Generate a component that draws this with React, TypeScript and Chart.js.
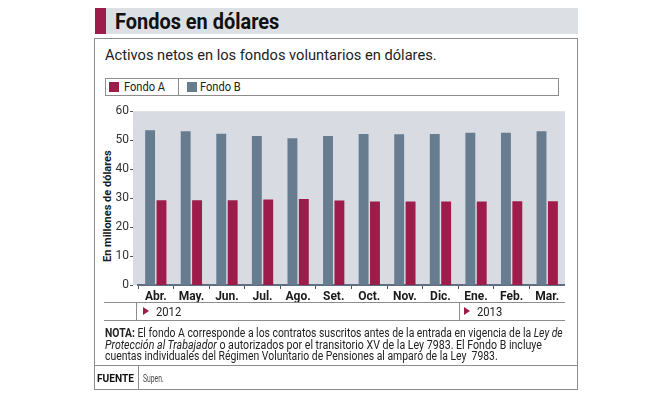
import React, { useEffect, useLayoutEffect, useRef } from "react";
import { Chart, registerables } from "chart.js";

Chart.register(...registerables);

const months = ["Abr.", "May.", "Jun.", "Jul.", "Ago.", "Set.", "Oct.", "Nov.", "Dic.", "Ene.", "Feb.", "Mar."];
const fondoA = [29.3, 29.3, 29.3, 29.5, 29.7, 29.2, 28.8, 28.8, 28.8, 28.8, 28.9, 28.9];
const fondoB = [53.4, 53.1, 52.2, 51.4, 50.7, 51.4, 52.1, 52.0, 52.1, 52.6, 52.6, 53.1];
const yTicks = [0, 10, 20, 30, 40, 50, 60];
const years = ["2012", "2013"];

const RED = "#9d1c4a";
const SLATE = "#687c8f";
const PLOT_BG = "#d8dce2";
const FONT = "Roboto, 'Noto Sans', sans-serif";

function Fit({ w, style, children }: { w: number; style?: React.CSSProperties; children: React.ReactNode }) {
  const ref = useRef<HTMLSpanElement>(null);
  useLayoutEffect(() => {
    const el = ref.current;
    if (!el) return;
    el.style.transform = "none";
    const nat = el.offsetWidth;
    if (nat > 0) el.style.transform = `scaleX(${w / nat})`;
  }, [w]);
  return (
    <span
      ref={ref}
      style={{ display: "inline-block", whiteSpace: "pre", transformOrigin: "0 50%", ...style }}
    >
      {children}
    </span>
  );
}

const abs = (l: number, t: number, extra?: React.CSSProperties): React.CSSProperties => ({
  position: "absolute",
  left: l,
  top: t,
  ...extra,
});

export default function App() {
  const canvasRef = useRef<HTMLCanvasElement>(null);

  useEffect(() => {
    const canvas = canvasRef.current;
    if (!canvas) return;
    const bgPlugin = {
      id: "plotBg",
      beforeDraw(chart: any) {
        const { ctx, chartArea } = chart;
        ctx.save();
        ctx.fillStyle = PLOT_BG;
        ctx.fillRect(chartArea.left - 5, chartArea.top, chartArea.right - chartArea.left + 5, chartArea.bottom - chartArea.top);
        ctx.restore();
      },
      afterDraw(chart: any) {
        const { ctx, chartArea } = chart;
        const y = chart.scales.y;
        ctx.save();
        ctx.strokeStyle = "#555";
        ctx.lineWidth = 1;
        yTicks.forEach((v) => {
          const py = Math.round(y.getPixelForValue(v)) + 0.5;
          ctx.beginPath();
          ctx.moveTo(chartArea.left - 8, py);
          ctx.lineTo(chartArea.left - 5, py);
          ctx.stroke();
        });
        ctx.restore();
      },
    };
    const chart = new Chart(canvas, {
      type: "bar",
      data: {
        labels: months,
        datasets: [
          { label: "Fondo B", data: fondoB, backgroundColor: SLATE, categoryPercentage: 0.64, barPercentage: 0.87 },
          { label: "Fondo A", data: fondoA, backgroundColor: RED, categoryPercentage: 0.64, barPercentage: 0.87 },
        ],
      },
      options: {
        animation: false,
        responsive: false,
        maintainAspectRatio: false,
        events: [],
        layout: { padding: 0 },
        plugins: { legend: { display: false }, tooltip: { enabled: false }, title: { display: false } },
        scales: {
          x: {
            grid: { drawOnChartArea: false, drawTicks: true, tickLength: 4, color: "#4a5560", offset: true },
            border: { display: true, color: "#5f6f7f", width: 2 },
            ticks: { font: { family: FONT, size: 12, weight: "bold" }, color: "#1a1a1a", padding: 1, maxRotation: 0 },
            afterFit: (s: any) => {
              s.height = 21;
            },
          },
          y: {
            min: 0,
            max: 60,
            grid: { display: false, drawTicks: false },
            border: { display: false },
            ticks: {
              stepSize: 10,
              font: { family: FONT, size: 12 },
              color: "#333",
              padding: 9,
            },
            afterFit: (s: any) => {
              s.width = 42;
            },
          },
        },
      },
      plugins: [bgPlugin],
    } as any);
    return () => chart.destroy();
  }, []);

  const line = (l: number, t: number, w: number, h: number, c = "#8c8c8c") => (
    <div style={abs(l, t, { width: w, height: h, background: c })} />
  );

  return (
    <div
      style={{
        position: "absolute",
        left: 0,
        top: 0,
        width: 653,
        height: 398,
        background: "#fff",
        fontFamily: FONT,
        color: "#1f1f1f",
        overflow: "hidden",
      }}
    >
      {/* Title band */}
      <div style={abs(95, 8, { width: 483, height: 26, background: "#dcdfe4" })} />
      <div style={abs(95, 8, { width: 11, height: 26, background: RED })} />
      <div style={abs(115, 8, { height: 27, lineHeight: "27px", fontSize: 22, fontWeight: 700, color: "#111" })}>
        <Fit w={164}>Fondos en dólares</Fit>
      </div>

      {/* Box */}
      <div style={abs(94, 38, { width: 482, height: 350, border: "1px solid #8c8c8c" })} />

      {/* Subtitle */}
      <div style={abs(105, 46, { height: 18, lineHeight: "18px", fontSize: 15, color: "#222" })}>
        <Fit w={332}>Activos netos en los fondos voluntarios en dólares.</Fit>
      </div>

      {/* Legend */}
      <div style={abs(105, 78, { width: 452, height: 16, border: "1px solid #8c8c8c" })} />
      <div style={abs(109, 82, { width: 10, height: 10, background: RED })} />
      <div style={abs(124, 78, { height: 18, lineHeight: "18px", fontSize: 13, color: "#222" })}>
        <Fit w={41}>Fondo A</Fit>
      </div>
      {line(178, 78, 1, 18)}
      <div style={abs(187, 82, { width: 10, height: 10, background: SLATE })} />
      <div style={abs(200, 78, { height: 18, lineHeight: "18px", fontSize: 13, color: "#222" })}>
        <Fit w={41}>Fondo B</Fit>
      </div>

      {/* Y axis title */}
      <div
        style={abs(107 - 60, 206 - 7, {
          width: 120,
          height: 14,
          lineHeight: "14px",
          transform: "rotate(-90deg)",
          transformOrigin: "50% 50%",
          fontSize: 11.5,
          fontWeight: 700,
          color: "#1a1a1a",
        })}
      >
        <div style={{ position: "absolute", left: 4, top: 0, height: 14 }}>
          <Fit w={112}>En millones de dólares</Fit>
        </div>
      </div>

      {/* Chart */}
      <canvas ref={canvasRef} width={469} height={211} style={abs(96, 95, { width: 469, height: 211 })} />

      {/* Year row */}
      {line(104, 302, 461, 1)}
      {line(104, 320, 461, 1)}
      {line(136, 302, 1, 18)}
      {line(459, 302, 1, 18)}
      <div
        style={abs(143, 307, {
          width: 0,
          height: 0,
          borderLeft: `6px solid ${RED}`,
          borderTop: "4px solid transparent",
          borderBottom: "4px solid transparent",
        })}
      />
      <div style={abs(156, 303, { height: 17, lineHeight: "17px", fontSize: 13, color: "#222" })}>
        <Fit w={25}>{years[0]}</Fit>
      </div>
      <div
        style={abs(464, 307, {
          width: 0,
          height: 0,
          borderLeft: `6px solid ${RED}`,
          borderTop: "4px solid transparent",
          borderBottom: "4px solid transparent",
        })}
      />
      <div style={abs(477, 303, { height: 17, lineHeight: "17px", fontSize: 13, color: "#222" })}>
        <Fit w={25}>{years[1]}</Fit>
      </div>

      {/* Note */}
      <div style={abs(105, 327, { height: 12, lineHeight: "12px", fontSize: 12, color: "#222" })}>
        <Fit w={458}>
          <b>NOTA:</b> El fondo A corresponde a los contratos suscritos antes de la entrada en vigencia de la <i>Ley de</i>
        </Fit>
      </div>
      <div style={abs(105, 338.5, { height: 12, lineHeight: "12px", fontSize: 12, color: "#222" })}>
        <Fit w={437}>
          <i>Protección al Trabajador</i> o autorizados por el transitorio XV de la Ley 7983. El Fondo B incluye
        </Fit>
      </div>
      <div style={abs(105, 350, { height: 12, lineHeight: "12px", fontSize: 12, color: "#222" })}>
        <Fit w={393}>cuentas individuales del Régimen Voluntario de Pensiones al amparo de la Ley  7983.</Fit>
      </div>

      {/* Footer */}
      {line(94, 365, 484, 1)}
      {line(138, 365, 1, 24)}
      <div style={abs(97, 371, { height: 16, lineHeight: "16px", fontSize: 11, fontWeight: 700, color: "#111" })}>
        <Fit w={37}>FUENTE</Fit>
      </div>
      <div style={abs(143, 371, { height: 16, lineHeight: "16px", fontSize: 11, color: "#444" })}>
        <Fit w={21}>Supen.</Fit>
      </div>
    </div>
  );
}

***

> [Your task]:
Collect the lines that hold "React".

> [Written solution]:
Generate a component that draws this with React, TypeScript and Chart.js.
import React, { useEffect, useLayoutEffect, useRef } from "react";
function Fit({ w, style, children }: { w: number; style?: React.CSSProperties; children: React.ReactNode }) {
const abs = (l: number, t: number, extra?: React.CSSProperties): React.CSSProperties => ({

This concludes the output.